» **Work to be completed**: Transcribe all of the material exactly, except for its pictures.

## Start Collected data

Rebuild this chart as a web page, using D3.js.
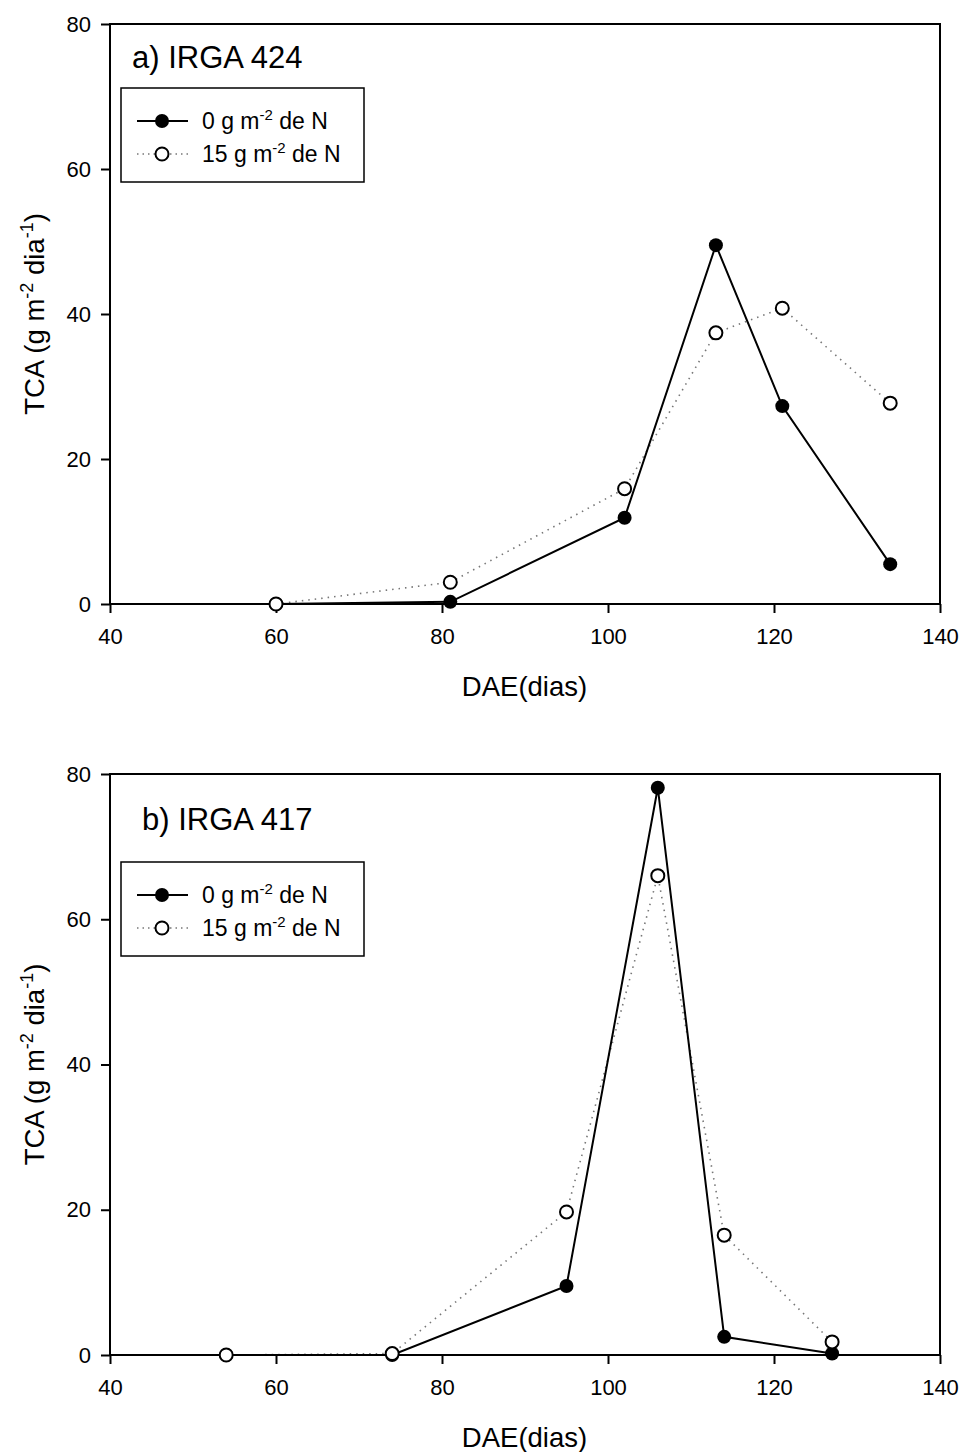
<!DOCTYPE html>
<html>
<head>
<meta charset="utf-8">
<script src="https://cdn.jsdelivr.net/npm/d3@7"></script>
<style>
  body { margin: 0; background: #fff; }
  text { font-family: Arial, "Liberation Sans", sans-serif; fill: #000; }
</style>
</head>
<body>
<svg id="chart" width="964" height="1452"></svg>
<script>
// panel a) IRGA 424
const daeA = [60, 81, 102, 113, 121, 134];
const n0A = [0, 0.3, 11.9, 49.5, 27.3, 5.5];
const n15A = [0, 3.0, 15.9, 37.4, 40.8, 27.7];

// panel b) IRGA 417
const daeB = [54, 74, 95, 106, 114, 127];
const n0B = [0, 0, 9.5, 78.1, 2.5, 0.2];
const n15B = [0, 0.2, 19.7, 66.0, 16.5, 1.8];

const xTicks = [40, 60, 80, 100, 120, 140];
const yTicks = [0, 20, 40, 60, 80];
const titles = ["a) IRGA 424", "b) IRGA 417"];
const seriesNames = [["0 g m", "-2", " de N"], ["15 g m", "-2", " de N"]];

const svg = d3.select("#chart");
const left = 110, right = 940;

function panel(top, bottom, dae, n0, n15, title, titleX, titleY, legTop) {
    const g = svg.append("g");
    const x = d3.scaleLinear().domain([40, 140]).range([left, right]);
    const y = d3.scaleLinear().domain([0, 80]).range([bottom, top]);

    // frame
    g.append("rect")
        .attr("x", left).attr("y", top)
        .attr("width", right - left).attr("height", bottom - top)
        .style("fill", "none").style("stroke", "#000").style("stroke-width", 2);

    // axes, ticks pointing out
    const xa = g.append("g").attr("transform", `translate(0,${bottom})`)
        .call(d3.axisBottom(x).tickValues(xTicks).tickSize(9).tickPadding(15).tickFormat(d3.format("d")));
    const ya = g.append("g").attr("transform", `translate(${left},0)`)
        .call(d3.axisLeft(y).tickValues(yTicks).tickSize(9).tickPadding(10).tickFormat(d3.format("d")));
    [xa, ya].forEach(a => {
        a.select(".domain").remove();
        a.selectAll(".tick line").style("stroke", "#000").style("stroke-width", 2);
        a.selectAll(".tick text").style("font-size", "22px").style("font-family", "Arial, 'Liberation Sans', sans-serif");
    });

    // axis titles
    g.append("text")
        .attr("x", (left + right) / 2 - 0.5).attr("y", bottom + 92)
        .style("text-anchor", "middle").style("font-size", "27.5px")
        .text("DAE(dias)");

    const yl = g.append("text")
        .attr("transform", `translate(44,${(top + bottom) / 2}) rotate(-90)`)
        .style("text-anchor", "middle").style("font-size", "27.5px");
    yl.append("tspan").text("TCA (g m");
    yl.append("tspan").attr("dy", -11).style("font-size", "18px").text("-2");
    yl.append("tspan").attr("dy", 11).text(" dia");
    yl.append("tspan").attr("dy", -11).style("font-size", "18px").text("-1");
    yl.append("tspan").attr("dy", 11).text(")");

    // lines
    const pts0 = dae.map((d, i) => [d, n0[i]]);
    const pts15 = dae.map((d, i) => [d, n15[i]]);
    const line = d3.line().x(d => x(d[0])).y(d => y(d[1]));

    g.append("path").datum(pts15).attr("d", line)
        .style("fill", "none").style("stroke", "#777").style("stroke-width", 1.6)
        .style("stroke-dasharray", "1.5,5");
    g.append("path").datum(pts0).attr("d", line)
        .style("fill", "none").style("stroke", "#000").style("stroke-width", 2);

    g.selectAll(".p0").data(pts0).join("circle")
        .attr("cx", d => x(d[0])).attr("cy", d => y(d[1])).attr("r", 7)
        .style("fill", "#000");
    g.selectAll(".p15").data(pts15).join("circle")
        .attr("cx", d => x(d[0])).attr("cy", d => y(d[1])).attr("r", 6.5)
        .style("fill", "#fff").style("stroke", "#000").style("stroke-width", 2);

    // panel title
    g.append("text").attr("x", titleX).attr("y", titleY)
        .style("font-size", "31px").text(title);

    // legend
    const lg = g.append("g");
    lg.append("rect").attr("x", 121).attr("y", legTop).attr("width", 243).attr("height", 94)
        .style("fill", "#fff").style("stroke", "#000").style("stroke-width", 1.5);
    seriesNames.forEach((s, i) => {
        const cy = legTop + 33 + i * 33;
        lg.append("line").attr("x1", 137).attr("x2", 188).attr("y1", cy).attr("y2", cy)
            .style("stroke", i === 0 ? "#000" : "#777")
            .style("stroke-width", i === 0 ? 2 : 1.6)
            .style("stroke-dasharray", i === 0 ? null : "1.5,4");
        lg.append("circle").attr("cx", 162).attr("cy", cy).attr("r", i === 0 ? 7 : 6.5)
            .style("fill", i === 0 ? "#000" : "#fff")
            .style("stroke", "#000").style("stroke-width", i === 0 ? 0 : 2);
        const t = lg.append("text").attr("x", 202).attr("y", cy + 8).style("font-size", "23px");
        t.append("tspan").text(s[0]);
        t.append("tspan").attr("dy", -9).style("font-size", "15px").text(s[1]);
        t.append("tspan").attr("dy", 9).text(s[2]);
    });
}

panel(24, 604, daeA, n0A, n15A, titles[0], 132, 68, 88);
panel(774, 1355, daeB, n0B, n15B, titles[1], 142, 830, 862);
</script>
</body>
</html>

## End Collected data

» **Solution to this task**:
Rebuild this chart as a web page, using D3.js.
<!DOCTYPE html>
<html>
<head>
<meta charset="utf-8">
<script src="https://cdn.jsdelivr.net/npm/d3@7"></script>
<style>
  body { margin: 0; background: #fff; }
  text { font-family: Arial, "Liberation Sans", sans-serif; fill: #000; }
</style>
</head>
<body>
<svg id="chart" width="964" height="1452"></svg>
<script>
// panel a) IRGA 424
const daeA = [60, 81, 102, 113, 121, 134];
const n0A = [0, 0.3, 11.9, 49.5, 27.3, 5.5];
const n15A = [0, 3.0, 15.9, 37.4, 40.8, 27.7];

// panel b) IRGA 417
const daeB = [54, 74, 95, 106, 114, 127];
const n0B = [0, 0, 9.5, 78.1, 2.5, 0.2];
const n15B = [0, 0.2, 19.7, 66.0, 16.5, 1.8];

const xTicks = [40, 60, 80, 100, 120, 140];
const yTicks = [0, 20, 40, 60, 80];
const titles = ["a) IRGA 424", "b) IRGA 417"];
const seriesNames = [["0 g m", "-2", " de N"], ["15 g m", "-2", " de N"]];

const svg = d3.select("#chart");
const left = 110, right = 940;

function panel(top, bottom, dae, n0, n15, title, titleX, titleY, legTop) {
    const g = svg.append("g");
    const x = d3.scaleLinear().domain([40, 140]).range([left, right]);
    const y = d3.scaleLinear().domain([0, 80]).range([bottom, top]);

    // frame
    g.append("rect")
        .attr("x", left).attr("y", top)
        .attr("width", right - left).attr("height", bottom - top)
        .style("fill", "none").style("stroke", "#000").style("stroke-width", 2);

    // axes, ticks pointing out
    const xa = g.append("g").attr("transform", `translate(0,${bottom})`)
        .call(d3.axisBottom(x).tickValues(xTicks).tickSize(9).tickPadding(15).tickFormat(d3.format("d")));
    const ya = g.append("g").attr("transform", `translate(${left},0)`)
        .call(d3.axisLeft(y).tickValues(yTicks).tickSize(9).tickPadding(10).tickFormat(d3.format("d")));
    [xa, ya].forEach(a => {
        a.select(".domain").remove();
        a.selectAll(".tick line").style("stroke", "#000").style("stroke-width", 2);
        a.selectAll(".tick text").style("font-size", "22px").style("font-family", "Arial, 'Liberation Sans', sans-serif");
    });

    // axis titles
    g.append("text")
        .attr("x", (left + right) / 2 - 0.5).attr("y", bottom + 92)
        .style("text-anchor", "middle").style("font-size", "27.5px")
        .text("DAE(dias)");

    const yl = g.append("text")
        .attr("transform", `translate(44,${(top + bottom) / 2}) rotate(-90)`)
        .style("text-anchor", "middle").style("font-size", "27.5px");
    yl.append("tspan").text("TCA (g m");
    yl.append("tspan").attr("dy", -11).style("font-size", "18px").text("-2");
    yl.append("tspan").attr("dy", 11).text(" dia");
    yl.append("tspan").attr("dy", -11).style("font-size", "18px").text("-1");
    yl.append("tspan").attr("dy", 11).text(")");

    // lines
    const pts0 = dae.map((d, i) => [d, n0[i]]);
    const pts15 = dae.map((d, i) => [d, n15[i]]);
    const line = d3.line().x(d => x(d[0])).y(d => y(d[1]));

    g.append("path").datum(pts15).attr("d", line)
        .style("fill", "none").style("stroke", "#777").style("stroke-width", 1.6)
        .style("stroke-dasharray", "1.5,5");
    g.append("path").datum(pts0).attr("d", line)
        .style("fill", "none").style("stroke", "#000").style("stroke-width", 2);

    g.selectAll(".p0").data(pts0).join("circle")
        .attr("cx", d => x(d[0])).attr("cy", d => y(d[1])).attr("r", 7)
        .style("fill", "#000");
    g.selectAll(".p15").data(pts15).join("circle")
        .attr("cx", d => x(d[0])).attr("cy", d => y(d[1])).attr("r", 6.5)
        .style("fill", "#fff").style("stroke", "#000").style("stroke-width", 2);

    // panel title
    g.append("text").attr("x", titleX).attr("y", titleY)
        .style("font-size", "31px").text(title);

    // legend
    const lg = g.append("g");
    lg.append("rect").attr("x", 121).attr("y", legTop).attr("width", 243).attr("height", 94)
        .style("fill", "#fff").style("stroke", "#000").style("stroke-width", 1.5);
    seriesNames.forEach((s, i) => {
        const cy = legTop + 33 + i * 33;
        lg.append("line").attr("x1", 137).attr("x2", 188).attr("y1", cy).attr("y2", cy)
            .style("stroke", i === 0 ? "#000" : "#777")
            .style("stroke-width", i === 0 ? 2 : 1.6)
            .style("stroke-dasharray", i === 0 ? null : "1.5,4");
        lg.append("circle").attr("cx", 162).attr("cy", cy).attr("r", i === 0 ? 7 : 6.5)
            .style("fill", i === 0 ? "#000" : "#fff")
            .style("stroke", "#000").style("stroke-width", i === 0 ? 0 : 2);
        const t = lg.append("text").attr("x", 202).attr("y", cy + 8).style("font-size", "23px");
        t.append("tspan").text(s[0]);
        t.append("tspan").attr("dy", -9).style("font-size", "15px").text(s[1]);
        t.append("tspan").attr("dy", 9).text(s[2]);
    });
}

panel(24, 604, daeA, n0A, n15A, titles[0], 132, 68, 88);
panel(774, 1355, daeB, n0B, n15B, titles[1], 142, 830, 862);
</script>
</body>
</html>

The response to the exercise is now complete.